The European Union’s ambition to lead the way on ecological issues avoided a major setback Thursday when the environment committee of the European Parliament voted by the thinnest margin to reject a proposal that would have killed a draft law on restoring nature and lost species across the continent.

The 88-member committee cast 44 votes against the motion submitted by the conservative European People’s Party and 44 in favor, leading to its defeat.

Cheers and loud applause greeted the result announced by Environment, Public Health and Food Safety Committee chair Pascal Canfin in Strasbourg, France, but the future of the bill remains uncertain.

The committee did not have time to finish voting on a long list of amendments or the text as a whole. Members plan to resume work on the legislation at the end of the month in Brussels before the text can be adopted, or not, by the whole legislative assembly in July.

“The conservatives are waging a crusade against the European Green Deal, the heart of European climate action,” Michael Bloss, the climate policy spokesperson for the Greens in the EU Parliament, referring to a package of climate and environmental policies for getting the EU on track to a green transition. “Today, we were able to prevent the conservatives from kicking the climate protection law into the bin. But that’s far from the end.”

Before the vote, the bill had received the support of climate activist Greta Thunberg, non-governmental organizations and large corporations such as Nestle, Coca-Cola Europe and French yogurt and plant milk maker Danone.

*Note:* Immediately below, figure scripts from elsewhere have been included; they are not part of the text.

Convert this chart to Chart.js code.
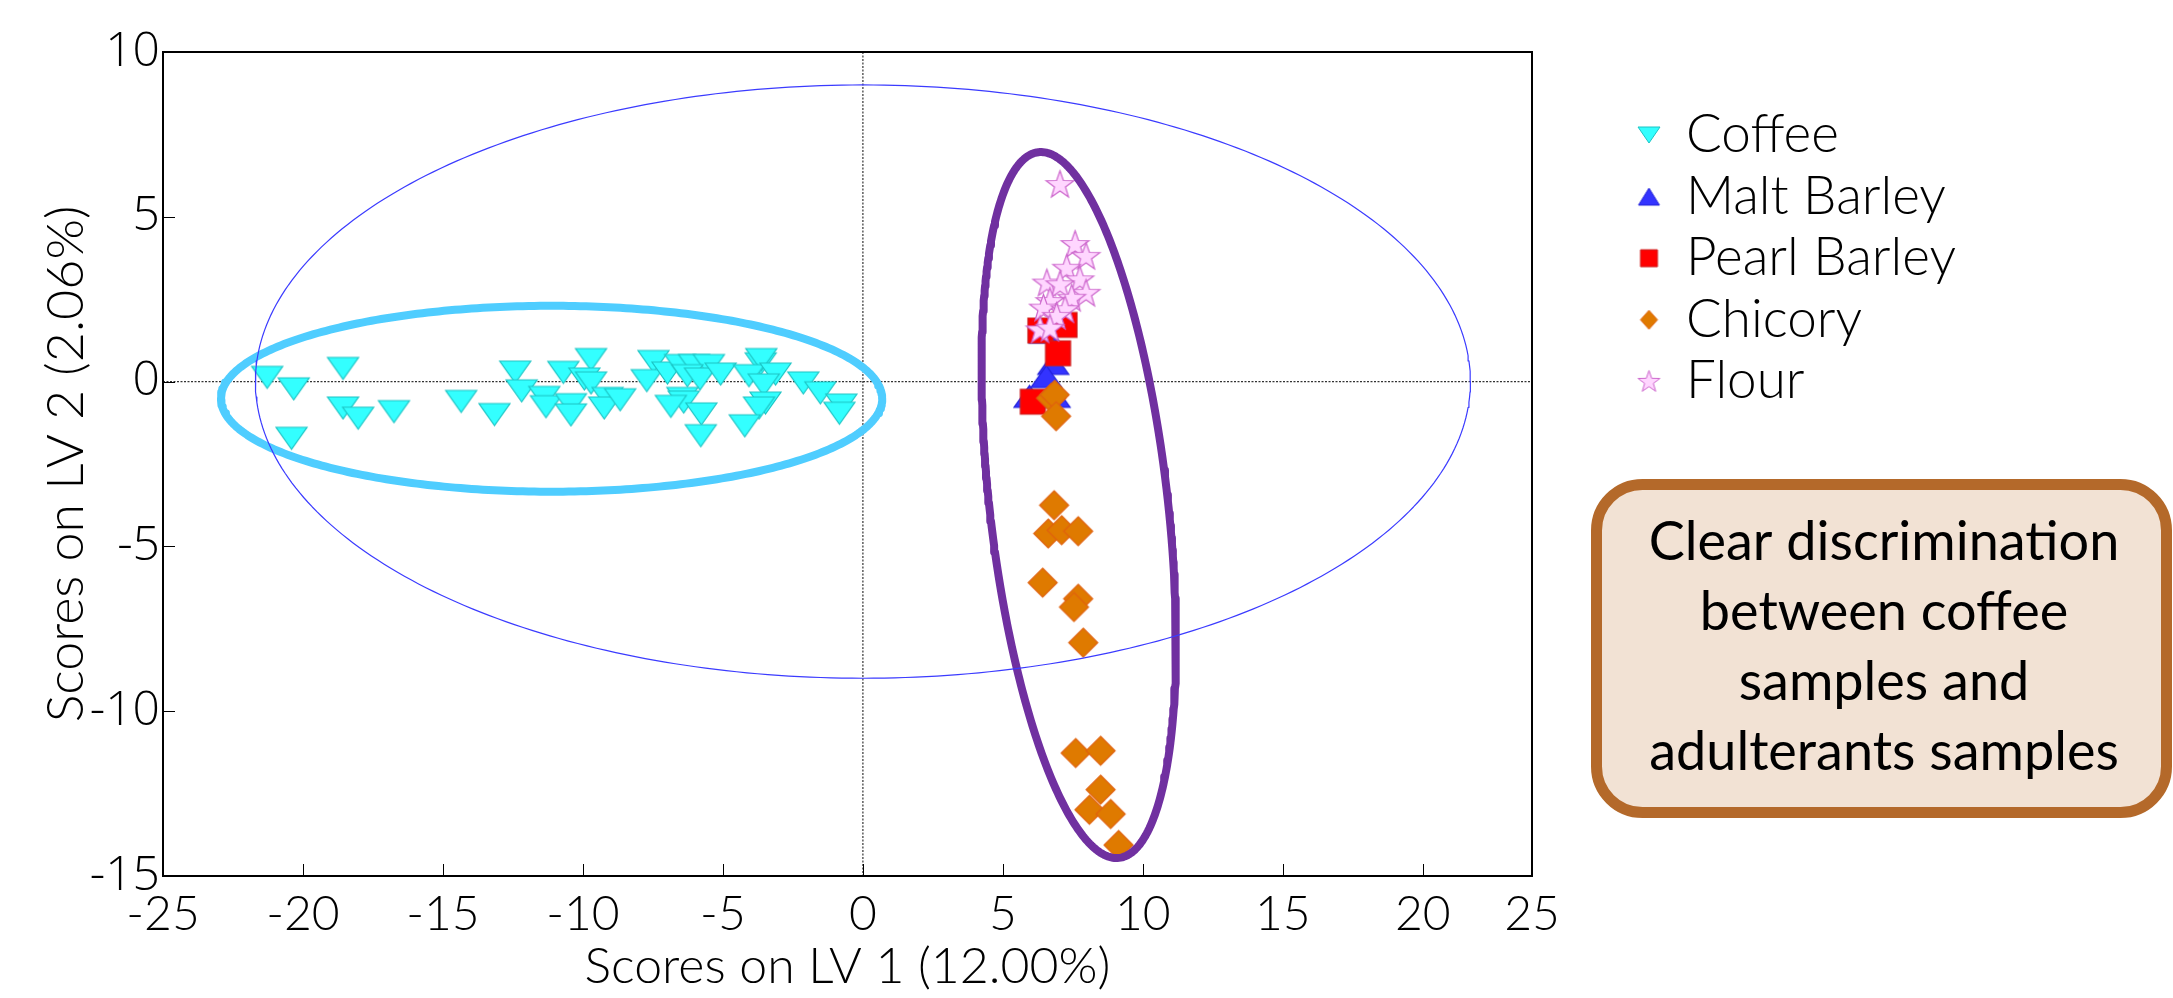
<!DOCTYPE html>
<html>
<head>
<meta charset="utf-8">
<title>PLS-DA scores: coffee and adulterants</title>
<script src="https://cdn.jsdelivr.net/npm/chart.js@4.4.1/dist/chart.umd.min.js"></script>
<style>
  html, body { margin: 0; padding: 0; background: #ffffff; }
  #wrap { position: relative; width: 2173px; height: 998px; }
</style>
</head>
<body>
<div id="wrap"><canvas id="scores" width="2173" height="998"></canvas></div>
<script>
// Scores on LV 1 / LV 2 for each sample class: [LV1, LV2]
const coffeeScores = [
  [-21.28, 0.13], [-20.33, -0.22], [-18.57, 0.40], [-20.41, -1.72], [-18.57, -0.80],
  [-18.03, -1.11], [-16.75, -0.91], [-14.35, -0.60], [-13.16, -1.00], [-12.42, 0.29],
  [-12.19, -0.28], [-11.38, -0.48], [-11.32, -0.76], [-10.70, 0.28], [-9.71, 0.67],
  [-9.95, 0.08], [-9.71, -0.04], [-10.43, -0.70], [-10.43, -1.01], [-9.12, -0.51],
  [-9.24, -0.80], [-8.67, -0.55], [-7.48, 0.61], [-7.72, 0.03], [-6.98, 0.26],
  [-6.53, 0.49], [-6.03, 0.49], [-5.50, 0.49], [-6.27, 0.18], [-5.82, 0.08],
  [-5.08, 0.23], [-6.45, -0.51], [-6.40, -0.62], [-6.86, -0.75], [-5.77, -0.98],
  [-5.79, -1.64], [-3.65, 0.54], [-3.63, 0.67], [-4.07, 0.18], [-3.12, 0.23],
  [-3.54, -0.10], [-3.48, -0.65], [-3.71, -0.80], [-4.22, -1.34], [-2.13, -0.04],
  [-1.52, -0.34], [-0.77, -0.71], [-0.84, -0.96]
];
const maltBarleyScores = [
  [6.50, 1.50], [6.80, 0.55], [6.55, 0.15], [5.95, -0.45], [6.85, -0.45]
];
const pearlBarleyScores = [
  [6.34, 1.55], [7.20, 1.72], [6.97, 0.86], [6.07, -0.61]
];
const chicoryScores = [
  [6.83, -3.75], [6.62, -4.61], [7.10, -4.51], [7.69, -4.54], [6.42, -6.10],
  [7.69, -6.59], [7.54, -6.84], [7.87, -7.92], [7.60, -11.27], [8.49, -11.20],
  [8.49, -12.38], [8.09, -12.99], [8.85, -13.12], [9.13, -14.06],
  [6.72, -0.50], [6.85, -0.40], [6.90, -1.05]
];
const flourScores = [
  [7.04, 5.98], [7.58, 4.16], [7.97, 3.80], [7.28, 3.44], [7.75, 3.09],
  [6.57, 2.99], [7.04, 2.94], [7.97, 2.68], [7.46, 2.53], [6.68, 2.43],
  [6.45, 2.23], [7.22, 2.18], [6.92, 1.98], [6.33, 1.57], [6.68, 1.62]
];

const seriesNames = ['Coffee', 'Malt Barley', 'Pearl Barley', 'Chicory', 'Flour'];

// Axis ticks
const xTickValues = [-25, -20, -15, -10, -5, 0, 5, 10, 15, 20, 25];
const xTickLabels = ['-25', '-20', '-15', '-10', '-5', '0', '5', '10', '15', '20', '25'];
const yTickValues = [-15, -10, -5, 0, 5, 10];
const xRange = [-25, 23.9];
const yRange = [-15, 10];

// Ellipses: centre plus two conjugate half-axes in score units
const confidenceEllipse = { cx: 0, cy: 0, u: [21.7, 0], v: [0, 9.0] };
const coffeeGroupRing = { cx: -11.12, cy: -0.52, u: [11.81, 0], v: [0, 2.82] };
const adulterantGroupRing = { cx: 7.71, cy: -3.745, u: [-1.44, 10.705], v: [3.16, 0.306] };

const noteLines = ['Clear discrimination', 'between coffee', 'samples and', 'adulterants samples'];

// ---------------------------------------------------------------------------

const toPoints = arr => arr.map(([x, y]) => ({ x, y }));

function ringPoints(e, n) {
  const pts = [];
  for (let k = 0; k <= n; k++) {
    const t = 2 * Math.PI * k / n;
    pts.push({
      x: e.cx + e.u[0] * Math.cos(t) + e.v[0] * Math.sin(t),
      y: e.cy + e.u[1] * Math.cos(t) + e.v[1] * Math.sin(t)
    });
  }
  return pts;
}

// Small canvases used as point styles
function marker(shape, w, h, fill, stroke, lw) {
  const pad = 2;
  const c = document.createElement('canvas');
  c.width = Math.ceil(w + 2 * pad);
  c.height = Math.ceil(h + 2 * pad);
  const g = c.getContext('2d');
  const cx = c.width / 2, cy = c.height / 2;
  g.beginPath();
  if (shape === 'triangleDown') {
    g.moveTo(cx - w / 2, cy - h / 2);
    g.lineTo(cx + w / 2, cy - h / 2);
    g.lineTo(cx, cy + h / 2);
    g.closePath();
  } else if (shape === 'triangleUp') {
    g.moveTo(cx - w / 2, cy + h / 2);
    g.lineTo(cx + w / 2, cy + h / 2);
    g.lineTo(cx, cy - h / 2);
    g.closePath();
  } else if (shape === 'square') {
    g.rect(cx - w / 2, cy - h / 2, w, h);
  } else if (shape === 'diamond') {
    g.moveTo(cx, cy - h / 2);
    g.lineTo(cx + w / 2, cy);
    g.lineTo(cx, cy + h / 2);
    g.lineTo(cx - w / 2, cy);
    g.closePath();
  } else if (shape === 'star') {
    const R = h / 2, r = R * 0.4;
    for (let k = 0; k < 10; k++) {
      const a = -Math.PI / 2 + k * Math.PI / 5;
      const rad = k % 2 ? r : R;
      const px = cx + rad * Math.cos(a), py = cy + rad * Math.sin(a) + R * 0.05;
      if (k === 0) g.moveTo(px, py); else g.lineTo(px, py);
    }
    g.closePath();
  }
  g.fillStyle = fill;
  g.fill();
  g.lineWidth = lw;
  g.strokeStyle = stroke;
  g.lineJoin = 'miter';
  g.stroke();
  return c;
}

const palette = {
  coffee: { fill: '#33ffff', stroke: '#1cc4c4' },
  malt: { fill: '#3333ff', stroke: '#2020d8' },
  pearl: { fill: '#ff0000', stroke: '#cc2020' },
  chicory: { fill: '#df7a00', stroke: '#e0620e' },
  flour: { fill: '#ffd6ff', stroke: '#cc66cc' }
};

const plotMarkers = [
  marker('triangleDown', 31, 22, palette.coffee.fill, palette.coffee.stroke, 1.2),
  marker('triangleUp', 31, 22, palette.malt.fill, palette.malt.stroke, 1.2),
  marker('square', 25, 25, palette.pearl.fill, palette.pearl.stroke, 1.2),
  marker('diamond', 29, 29, palette.chicory.fill, palette.chicory.stroke, 1.2),
  marker('star', 29, 29, palette.flour.fill, palette.flour.stroke, 1.2)
];
const legendMarkers = [
  marker('triangleDown', 22, 16, palette.coffee.fill, palette.coffee.stroke, 1),
  marker('triangleUp', 21, 17, palette.malt.fill, palette.malt.stroke, 1),
  marker('square', 17, 17, palette.pearl.fill, palette.pearl.stroke, 1),
  marker('diamond', 17, 19, palette.chicory.fill, palette.chicory.stroke, 1),
  marker('star', 23, 23, palette.flour.fill, palette.flour.stroke, 1)
];

const seriesData = [coffeeScores, maltBarleyScores, pearlBarleyScores, chicoryScores, flourScores];

const scoreSets = seriesNames.map((name, i) => ({
  label: name,
  data: toPoints(seriesData[i]),
  pointStyle: plotMarkers[i],
  pointRadius: 12,
  pointHoverRadius: 12,
  showLine: false,
  order: 5 - i
}));

const ringSets = [
  { label: 'confidence', ring: confidenceEllipse, color: '#3b3bff', width: 1.2 },
  { label: 'coffee group', ring: coffeeGroupRing, color: '#4fcdff', width: 8 },
  { label: 'adulterant group', ring: adulterantGroupRing, color: '#7030a0', width: 8 }
].map(r => ({
  label: r.label,
  data: ringPoints(r.ring, 360),
  showLine: true,
  borderColor: r.color,
  borderWidth: r.width,
  borderJoinStyle: 'round',
  borderCapStyle: 'round',
  pointRadius: 0,
  pointHoverRadius: 0,
  fill: false,
  tension: 0,
  order: 0
}));

// Reference lines, frame, inward ticks, legend and note box
const decorations = {
  id: 'decorations',
  beforeDatasetsDraw(chart) {
    const { ctx, chartArea: a, scales } = chart;
    const x0 = scales.x.getPixelForValue(0);
    const y0 = scales.y.getPixelForValue(0);
    ctx.save();
    ctx.strokeStyle = '#333333';
    ctx.lineWidth = 1.2;
    ctx.setLineDash([2, 1.5]);
    ctx.beginPath();
    ctx.moveTo(x0, a.top); ctx.lineTo(x0, a.bottom);
    ctx.moveTo(a.left, y0); ctx.lineTo(a.right, y0);
    ctx.stroke();
    ctx.restore();
  },
  afterDatasetsDraw(chart) {
    const { ctx, chartArea: a, scales } = chart;
    ctx.save();
    ctx.strokeStyle = '#000000';
    ctx.lineWidth = 1;
    ctx.beginPath();
    xTickValues.forEach(v => {
      if (v <= xRange[0] || v >= xRange[1]) return;
      const px = Math.round(scales.x.getPixelForValue(v)) + 0.5;
      ctx.moveTo(px, a.bottom); ctx.lineTo(px, a.bottom - 12);
    });
    yTickValues.forEach(v => {
      if (v <= yRange[0] || v >= yRange[1]) return;
      const py = Math.round(scales.y.getPixelForValue(v)) + 0.5;
      ctx.moveTo(a.left, py); ctx.lineTo(a.left + 12, py);
    });
    ctx.stroke();
    ctx.lineWidth = 2;
    ctx.strokeRect(a.left, a.top, a.right - a.left, a.bottom - a.top);
    ctx.restore();
  },
  afterDraw(chart) {
    const { ctx } = chart;
    ctx.save();
    // legend
    const legendMarkerX = 1649;
    const legendTextX = 1686;
    const firstBaseline = 152;
    const rowStep = 61.6;
    ctx.font = '300 53px Lato';
    ctx.fillStyle = '#000000';
    ctx.textAlign = 'left';
    ctx.textBaseline = 'alphabetic';
    seriesNames.forEach((name, i) => {
      const base = firstBaseline + i * rowStep;
      const m = legendMarkers[i];
      const my = base - 17;
      ctx.drawImage(m, legendMarkerX - m.width / 2, my - m.height / 2);
      ctx.fillText(name, legendTextX, base);
    });
    // note box
    const bx = 1596.5, by = 484.5, bw = 570, bh = 328, br = 46;
    ctx.beginPath();
    ctx.roundRect(bx, by, bw, bh, br);
    ctx.fillStyle = '#f2e2d4';
    ctx.fill();
    ctx.lineWidth = 11;
    ctx.strokeStyle = '#b4692a';
    ctx.stroke();
    ctx.font = '400 54px Lato';
    ctx.fillStyle = '#000000';
    ctx.textAlign = 'center';
    noteLines.forEach((line, i) => {
      ctx.fillText(line, 1884, 560 + i * 70);
    });
    ctx.restore();
  }
};

function build() {
  const ctx = document.getElementById('scores').getContext('2d');
  new Chart(ctx, {
    type: 'scatter',
    data: { datasets: [...scoreSets, ...ringSets] },
    options: {
      responsive: false,
      animation: false,
      events: [],
      layout: { padding: { top: 52, right: 641, left: 0, bottom: 0 } },
      plugins: { legend: { display: false }, tooltip: { enabled: false } },
      scales: {
        x: {
          type: 'linear',
          min: xRange[0],
          max: xRange[1],
          afterBuildTicks: s => { s.ticks = xTickValues.map(v => ({ value: Math.min(v, xRange[1]) })); },
          afterFit: s => { s.height = 122; },
          grid: { display: false, drawTicks: false },
          border: { display: false },
          ticks: {
            autoSkip: false,
            maxRotation: 0,
            padding: 10,
            color: '#000000',
            font: { family: 'Lato', size: 48, weight: '300' },
            callback: (value, index) => xTickLabels[index]
          },
          title: {
            display: true,
            text: 'Scores on LV 1 (12.00%)',
            color: '#000000',
            font: { family: 'Lato', size: 50, weight: '300' },
            padding: { top: 0, bottom: 1 }
          }
        },
        y: {
          type: 'linear',
          min: yRange[0],
          max: yRange[1],
          afterBuildTicks: s => { s.ticks = yTickValues.map(v => ({ value: v })); },
          afterFit: s => { s.width = 163; },
          grid: { display: false, drawTicks: false },
          border: { display: false },
          ticks: {
            autoSkip: false,
            padding: 3,
            color: '#000000',
            font: { family: 'Open Sans', size: 48, weight: '300' },
            callback: v => String(v)
          },
          title: {
            display: true,
            text: 'Scores on LV 2 (2.06%)',
            color: '#000000',
            font: { family: 'Lato', size: 52, weight: '300' },
            padding: { top: 35, bottom: 0 }
          }
        }
      }
    },
    plugins: [decorations]
  });
}

Promise.all([
  document.fonts.load('300 53px Lato'),
  document.fonts.load('400 54px Lato'),
  document.fonts.load('300 48px "Open Sans"')
]).then(build, build);
</script>
</body>
</html>
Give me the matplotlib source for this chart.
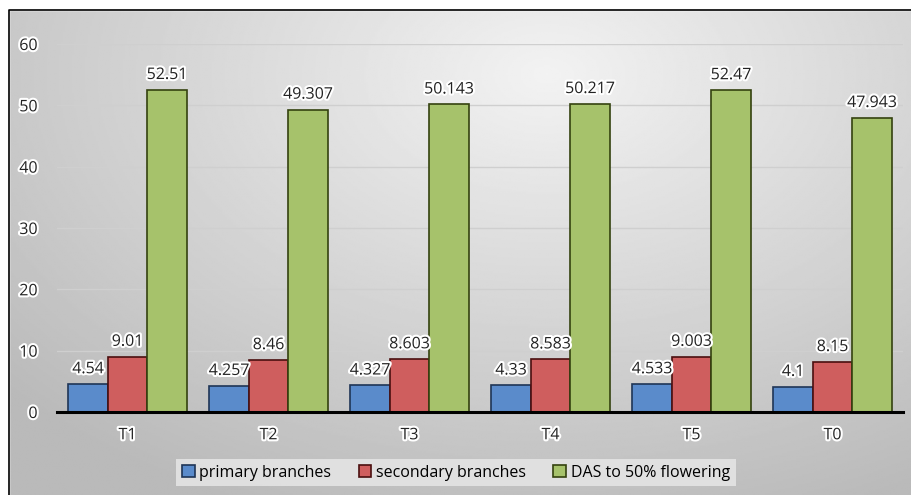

The legislation proposed by the EU’s executive commission sets binding restoration targets for specific habitats and species, with the aim by 2030 to cover at least 20% of the region’s land and sea areas. Two other committees rejected it in May, but Thursday’s vote was more crucial since it involved the lead committee for the bill.

“Very happy of the defeat of the right and extreme right today,” environment committee chair Canfin said. “They wanted to kill the nature restoration law, they failed!”

As part of its plan to become climate neutral by 2050, the European Union has adopted a wide range of measures, from reducing energy consumption to sharply cutting transportation emissions and reforming the EU’s trading system for greenhouse gases.

But with the next European Parliament elections set for 2024, some leaders and lawmakers are concerned about antagonizing workers with binding legislation and restrictive requirements.


The main opposition to the nature restoration law was led by the European People’s Party, the Parliament’s largest group. It first asked the European Commission to withdraw the proposal, then withdrew from the negotiations, arguing the law would threaten agriculture and undermine food security in Europe.

EPP lawmakers say that abandoning farmland would lead to an increase in food prices, more imports and would drive farmers out of business.

The Copa-Cogeca, a group representing farmers and agricultural cooperatives, repeated its calls Thursday for a rejection of what it described as an “ill-prepared and ill-equipped text.”

Europe Fox News graphic

The European Union nature restoration law has narrowly survived an attack by conservative lawmakers.  (Fox News)

“The EU cannot restore and rewet thousands of hectares of agricultural peatlands or grasslands without the right tools,” the group said, criticizing the bill for a perceived lack of adequate funding. “We need a restoration fund now, not in five years’ time, not in 10 years’ time. Action is needed and all the farming community agree on this, but it should be properly financed.”

Environmental organizations and a coalition of big companies insist the legislation is crucial to tackle both climate change and nature loss.


According to the European Commission, 81% of habitats are in poor condition in Europe. Its proposal would set legally binding targets to reduce pesticide use by half by 2030 and ban the use of pesticides in public parks, playgrounds and schools. To ease the transition to alternative pest control methods, farmers would be able to use EU funds to cover the cost of the new requirements for five years, the commission said.